Are you a real entrepreneur?
Do you have to be born an entrepreneur, or is it something that can be learnt – is it nature or nurture? Is a “real entrepreneur” the stereotype of a confident, natural risk taker, experimental almost from birth – probably dropped out from university, such as Steve Jobs, Bill Gates, Michael Dell, Larry Ellison, Mark Zuckerberg and Travis Kalanick, to name just a few?
Let’s face it – there are a lot more tech startups these days, then there were, say 10 years ago.
Not surprising, given the many startup “factories” that have sprung up the world over, incubating and accelerating startups at various stages of their early evolution. These institutions seek to guide startup founders with great innovations through their early product development and go-to-market strategies, providing access to corporate partners and making startups more attractive to investors. It is all about nurture.

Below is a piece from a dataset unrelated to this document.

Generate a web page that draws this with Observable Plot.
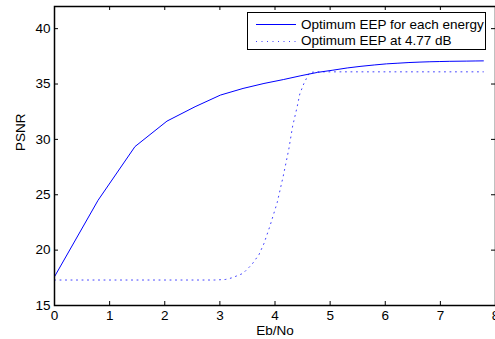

On the other hand, bootstrapped companies (startups that are self-financing) would just not have the time to be “accelerated”, and would tend to be driven by natural entrepreneurs. Australian co-founders Mike Cannon-Brookes and Scott Farquhar started Atlassian with a $10,000 credit card facility, but without the help of an accelerator.

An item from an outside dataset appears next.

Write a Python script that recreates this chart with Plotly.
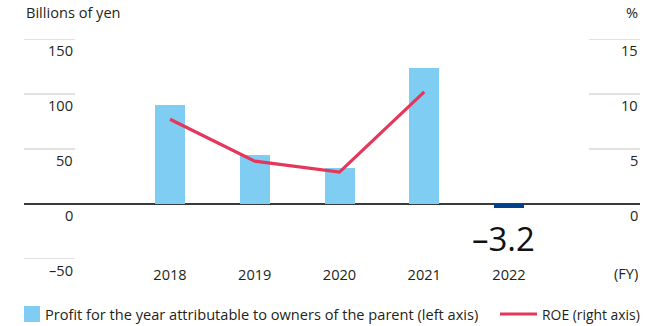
import plotly.graph_objects as go

# Fiscal years and values
years = ["2018", "2019", "2020", "2021", "2022"]
profit = [90.0, 44.5, 33.0, 123.6, -3.2]          # billions of yen (left axis)
roe_years = ["2018", "2019", "2020", "2021"]
roe = [7.7, 3.9, 2.9, 10.2]                      # % (right axis)

left_ticks = [150, 100, 50, 0, -50]
right_ticks = [15, 10, 5, 0]
label_value = "\u20133.2"

BLUE = "#7fcdf2"
NAVY = "#00428c"
RED = "#e6375a"
TEXT = "#231f20"
GRID = "#c4c4c4"
FONT = "Open Sans"
FS = 14.6

bar_colors = [NAVY if v < 0 else BLUE for v in profit]

fig = go.Figure()
fig.add_trace(go.Bar(x=years, y=profit, marker=dict(color=bar_colors, line=dict(width=0)),
                     width=0.354, yaxis="y", showlegend=False))
fig.add_trace(go.Scatter(x=roe_years, y=roe, mode="lines", line=dict(color=RED, width=3.2),
                         yaxis="y2", showlegend=False))

shapes = []
annotations = []
# short gridline stubs and tick labels on both sides
for v in left_ticks:
    if v != 0:
        shapes.append(dict(type="line", xref="paper", yref="y", x0=0, x1=0.083, y0=v, y1=v,
                           line=dict(color=GRID, width=1)))
    annotations.append(dict(xref="paper", yref="y", x=0.083, y=v, text=f"{v}".replace("-", "\u2013"),
                            showarrow=False, xanchor="right", yanchor="top", yshift=1,
                            font=dict(size=FS, color=TEXT, family=FONT)))
for v in right_ticks:
    if v != 0:
        shapes.append(dict(type="line", xref="paper", yref="y2", x0=0.917, x1=1, y0=v, y1=v,
                           line=dict(color=GRID, width=1)))
    annotations.append(dict(xref="paper", yref="y2", x=1, y=v, text=f"{v}",
                            showarrow=False, xanchor="right", yanchor="top", yshift=1,
                            font=dict(size=FS, color=TEXT, family=FONT)))

# value label of the negative year (category referenced by its serial index)
annotations.append(dict(xref="x", yref="y", x=years.index("2022"), y=profit[-1], text=label_value,
                        showarrow=False, xanchor="center", yanchor="top", yshift=-6, xshift=-5,
                        font=dict(size=33, color="#111111", family=FONT)))
# axis titles
annotations.append(dict(xref="paper", yref="paper", x=0, y=1, text="Billions of yen",
                        showarrow=False, xanchor="left", yanchor="bottom", yshift=15,
                        font=dict(size=FS, color=TEXT, family=FONT)))
annotations.append(dict(xref="paper", yref="paper", x=1, y=1, text="%",
                        showarrow=False, xanchor="right", yanchor="bottom", yshift=15,
                        font=dict(size=FS, color=TEXT, family=FONT)))
annotations.append(dict(xref="paper", yref="paper", x=1, y=0, text="(FY)",
                        showarrow=False, xanchor="right", yanchor="middle", yshift=-14,
                        font=dict(size=FS, color=TEXT, family=FONT)))

# legend drawn manually
shapes.append(dict(type="rect", xref="paper", yref="paper", x0=0, x1=16 / 616,
                   y0=-47 / 220, y1=-63 / 220, fillcolor=BLUE, line=dict(width=0)))
annotations.append(dict(xref="paper", yref="paper", x=19 / 616, y=-55 / 220,
                        text="Profit for the year attributable to owners of the parent (left axis)",
                        showarrow=False, xanchor="left", yanchor="middle",
                        font=dict(size=FS, color=TEXT, family=FONT)))
shapes.append(dict(type="line", xref="paper", yref="paper", x0=476 / 616, x1=513 / 616,
                   y0=-55 / 220, y1=-55 / 220, line=dict(color=RED, width=3)))
annotations.append(dict(xref="paper", yref="paper", x=516 / 616, y=-55 / 220,
                        text="ROE (right axis)",
                        showarrow=False, xanchor="left", yanchor="middle",
                        font=dict(size=13.9, color=TEXT, family=FONT)))

fig.update_layout(
    width=662, height=326,
    margin=dict(l=24, r=22, t=39, b=67),
    paper_bgcolor="white", plot_bgcolor="white",
    font=dict(family=FONT, size=FS, color=TEXT),
    xaxis=dict(type="category", range=[-1.723, 5.546], showgrid=False, zeroline=False,
               showline=False, ticks="", tickfont=dict(size=FS, color=TEXT),
               ticklabelstandoff=5),
    yaxis=dict(range=[-50, 150], showgrid=False, showticklabels=False, zeroline=True,
               zerolinecolor="#3a3a3a", zerolinewidth=1.6, showline=False),
    yaxis2=dict(range=[-5, 15], overlaying="y", side="right", showgrid=False,
                showticklabels=False, zeroline=False, showline=False),
    shapes=shapes,
    annotations=annotations,
    bargap=0,
)

fig.write_html("out.html")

There is an entire industry predicated on the premise that entrepreneurship can be taught, and even that teaching it is a prerequisite for success. Postgraduate courses in entrepreneurship are a huge undertaking at the thousands of business schools globally.
Innovation does not always need entrepreneurs (such as in a corporate environment), and entrepreneurs do not always need innovation. There are many entrepreneurs that start successful businesses that do not have a great deal of innovation, from retailers to engineering services. Of course, innovation and real entrepreneurship can be a potent combination.
However an entrepreneur does need all three attributes – confidence, experimental and an appetite for risk, to various degrees, in order to be successful. Those who are born with these will choose a different journey to those who acquire these along the way. Both can be successful.
In the words of US billionaire, investor and born entrepreneur Mark Cuban, “the world needs many, many more entrepreneurs than it is producing”. So we had better get on and do a lot more nurturing of real entrepreneurs!